I couldn't take it to boarding school of course, and after that I went to London and Art school and it moved to the back room at the farm. When I married we took it to our house in the Cotswolds, where, in time, four children played with it, and when we moved to New Zealand, out it came in the container, and into the Mount Eden villa. Then things got messier with many moves, and the splitting up of lives and furniture; eventually the doll's house came to rest up a muddy track in a Waiheke bach, that was afterwards rented furnished. The tenants had no children, so put the doll's house under the house, where the English interior ply fell apart fast.
 

By the time i saw it again it was beyond repair, but of course I hauled it out remorsefully and stored it under the next house, belatedly wrapped in plastic, and got on with other things. For my sixtieth birthday i got a present I had not been expecting. I was summoned for morning tea at my eldest daughter's house round the corner; and walked in to find a room full of friends and family, waiting to see my face change.

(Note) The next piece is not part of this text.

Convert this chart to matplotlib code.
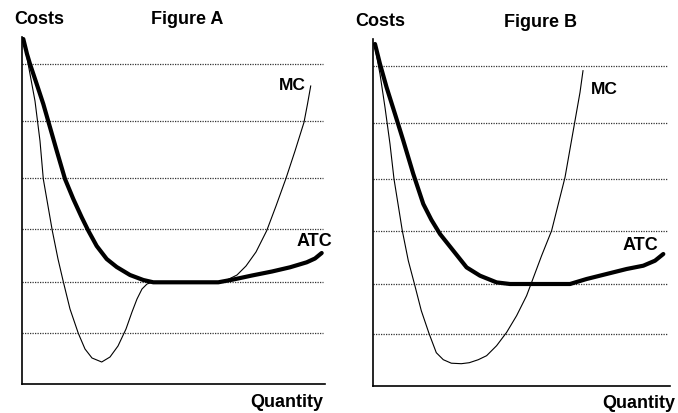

Indeed it did; for over in the corner, under a cloth, was a most familiar shape; and as the cloth came off i saw, as in a dream, my dolls house completely transformed, as i had always wanted it, with lights and wallpaper, floorboards and tiles, and all the furniture of the times I had lived through in my own life.

 
For six months, my fine family had written to old friends and neighbours, soliciting memories of my childhood, art school days, country life  in the Cotswolds. They had organised its shipping back to my son's place, and worked on it in secret in every spare moment, recording the process in an album alongside.
 
My house is now furnished biographically. The top left bedroom is my childhood room, all chintz and pony photos, while the right hand one sports the op art wallpaper, posters, records and general chaos of my London art school years.
 
Downstairs in the 70's kitchen, quarry tiled and Habitat curtained, is my old Aga, with drying rack full of nappies, big table covered in plates and wine bottles, and a high chair with a Humpty Dumpty (remember them?) made by a friend who made the one for my son. There is a framed print of the local Cotswolds church, green gumboots, and a miniature of an applique picture i once made for another friend. On the right hand side is the Ponsonby living room I now inhabit, with curtains by Footeprints, Pacific mat by Angela Fraser, tapa wallpaper(I don't really have that) and a collection of more contemporary New Zealand  painting than I will ever own, downloaded from the Auckland Art Gallery website by my youngest daughter Holly, who worked there.
 

The three attic rooms were left bare, ready for my next projects. Over the last year, many other details have been added; over the next decades i Know many more will arrive. The most wonderful thing about this gift is how it has connected my life up; all those ricochet moves now have for me some sense of an orderly progression.  While the rooms are wildly various, they are all in the same house. My heartfelt thanks for that.